In a tailwind for unions, California legislation AB 5 made it more difficult for employers to classify their workers as independent contractors.

It’s not clear if the unionization of Vodeo will be a trend or not, particularly in the game sector, which has a large footprint across Los Angeles. Activision Blizzard Inc., Insomniac Games, Riot Games and Sony Interactive Games are among big players with large local workforces.

Two years ago, CWA established its Campaign to Organize Digital Employees to woo workers in online media. Isham Christie, CODE senior campaign lead at CWA, said it’s still early days for the CODE initiative.

There can be lower wage rates for digital productions. For example, Hollywood major studio contracts since 2009 set 3-15% lower wages in animation than the Hollywood norm, or collective bargaining agreement (CBA rates), for many digital productions, tiered by production budgets. Those rates are for workers of IATSE Animation Guild Local 839 in Burbank. For returning TV series, wages in later seasons eventually rise to the regular CBA rate.

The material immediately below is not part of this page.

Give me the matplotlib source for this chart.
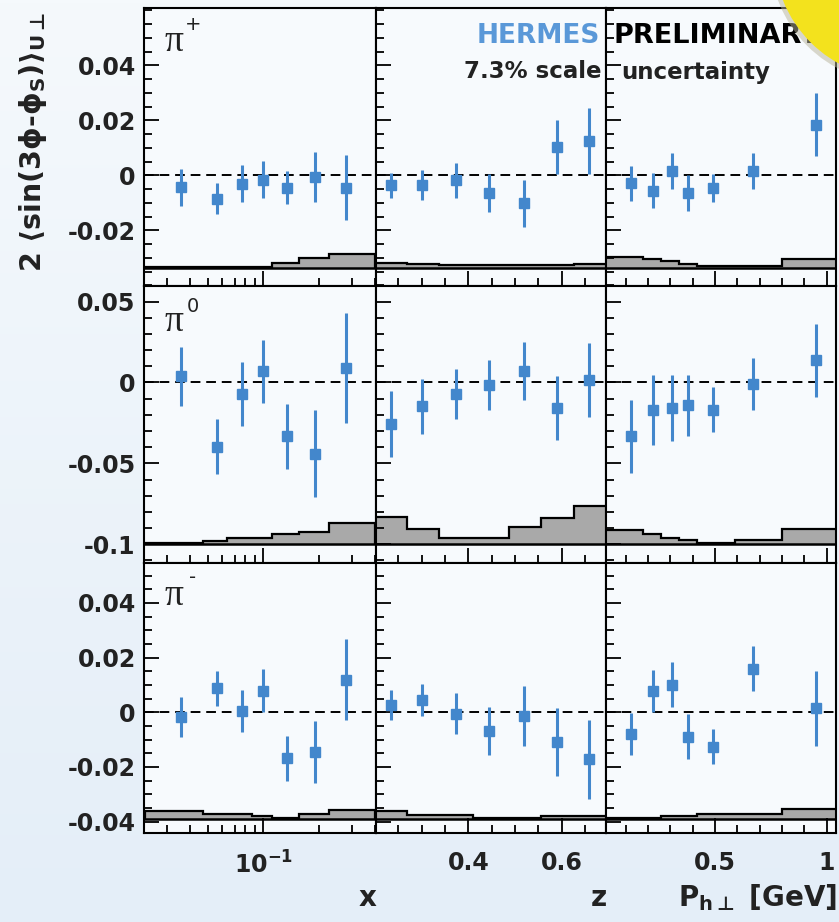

Very low budget digital productions have no set minimum.

On the other hand, all of legacy Hollywood’s major productions tend to be unionized top-to-bottom at regular CBA pay rates, and these include big-budget original programs for video streamers.
There is a hardscrabble segment in labor toiling in the shadow of Hollywood’s glamor that may be at play, too.

A 2021 survey by startup Producers Union, which wants to organize staff producers who are not employers or owners, claimed that 41% of 474 respondents earned a living of under $25,000 a year as Hollywood movie producers.

“People not in the industry do not realize that just because you have a film on a big streaming site like Netflix or Hulu, it doesn’t mean you can afford your groceries,” lamented one producer anonymously in the survey. Another producer wrote that unglamorous “TV pays the bills.”